S. by Doug Dorst and J.J. Abrams
The J.J. Abrams conceived idea turned fictional experiment written by Doug Dorst was one of the most interesting book releases of 2013. S. was released in a slip case that needed to be cut open in order to pull out the novel that stated it was actually Ship of Theseus by V.M. Straka. The book stands as one of the most inventive meta-fiction, story inside a story, novels in recent memory. It follows two college students that are trying to figure out the identity of the mysterious author. Throughout the novel, there are handwritten notes in the margins of the work of fiction inside of another work of fiction by a fictitious author that Dorst and Abrams are writing about.

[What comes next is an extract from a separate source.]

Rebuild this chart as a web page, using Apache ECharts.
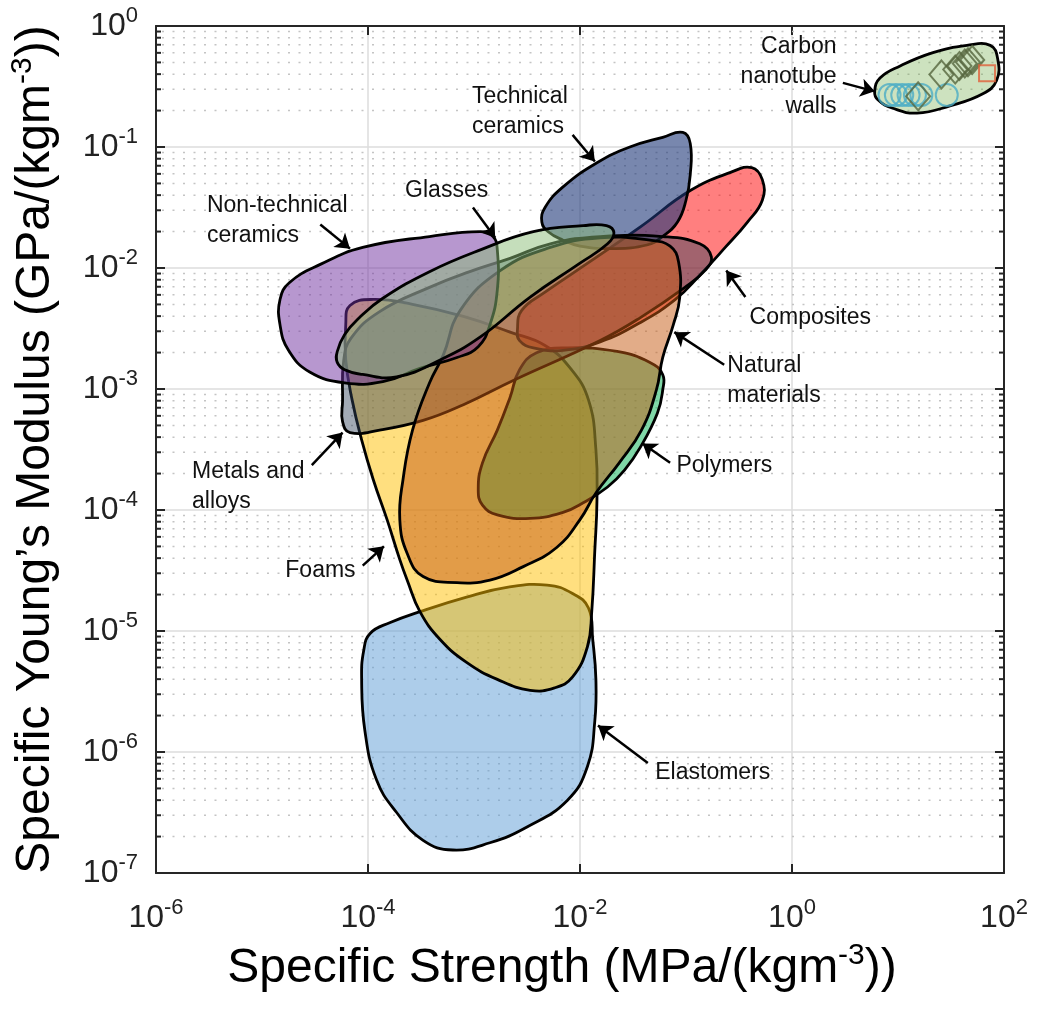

If that was confusing, try jumping down the rabbit hole that Dorst and Abrams created. There are random postcards, pictures, and notes inside the pages of the book that are used as clues, and they are not images, they can physically be removed from the book as they are loosely wedged in at various points in the narrative. The novel was as much a literary experiment as it was a work of art. It was designed for people who love and cherish books and shows fervent passion towards its subject with the help of the vastly unique and revolutionary format. It really is a treasure of a book for those who love physical books, all the way from the way it appears on the outside as a library book with dewey decimal system labeling on its spine, to the immersive and personal touch of handwriting in the margins, and the complexity of its formatting. S. demands to be read more than once, and the experience that it delivers is due to its brilliant form.
There are other novels that have stretched the standard constraints of formatting, but the works of Cohen, Danielewski, Foer, Dorst and Abrams are some of the most innovative examples released in recent years.